Nov. 2nd, 2000

elvendoll: (Default)
so i made it here in less the 4 hours...
did a whole bunch of speeding...
overall i'd call it a tense trip...
being tailgated by an 18 wheeler didn't help, though most of the stress was from the amount of constuction and the jersey barriers it caused (i hate those things! i seem to flip out whenver in a lane thats bordered by one & try to switch lanes ASAP... and trapped between them on both sides i come within inches of losing my sanity...i don't really know where the phoobia came from, but its sometimes a really hindering one)
no cop incidents though! : )

got here by like 2pm.. ate and tried (not very successfully) to destress.. something about family bustling about you while you're nervous about an interview isn't conductive to destressing....
and as the interview goes, its been postpned till tomorrow morning, 10:30 am.
so much for scheduling my other engagement for noon so i could sleep in!
not to mention that i prolly shouldn't eat in all that time..
*sigh*
*shudder*
that means no coffee too!
::bans all those thoughts from mind::

overall spenidng time with the family is good though...
abi spit out her bottle the second she heard my voice and went between staring at me questioningly and mumbling and smiling wonderously at me for like the first 5 mins of seeing me...
my mom says its the most reaction she's had to anyone in a long while, though not as much so as the babling she did last time...
and debbie hasn't hassled me too much, so thats good...

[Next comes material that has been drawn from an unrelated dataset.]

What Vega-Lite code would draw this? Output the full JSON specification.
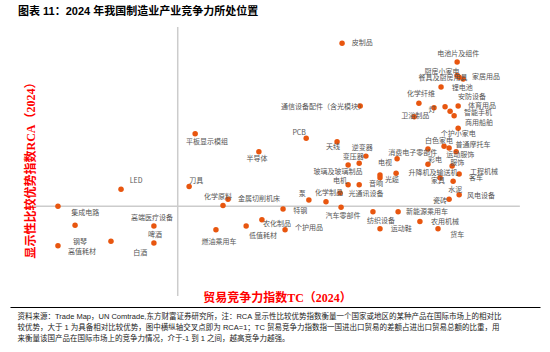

now i am sitting here really hungry, but its way too bustly upstairs for me to find it tolerable...
soon though... soon.... food will be mine!!!
: )

now if only i wasn't craving sushi from the netgoth discussions on the matter!
elvendoll: (Default)
i'm sitting here feeling shitty because bill is going to have a fun weekend going up to moose & julie's.
it doesn't seem fair that he's going to have that much fun while i'm stuck here.
then i try to figure out why i feel stuck. i mean, noone is keeping me in the house. i have a car. i am free to roam.
i think of going to NY, and get bummed out by the thought that i have noone to go with.
i remember how much i used to love going into NY by myself and wandering the streets and the museums for hours.
i get near teary trying to figure out what the current me did with the me that was so much independent, carefree, and well, lets face it - more interesting and fun.
i search deep in and am totally disheartened by not finding even an ounce of desire to go into the city on my own.
all i find is projections of misery through anticipation of cold loneliness.
i've always separated being alone from being lonely. i used to barely be lonely... and somehow that changed.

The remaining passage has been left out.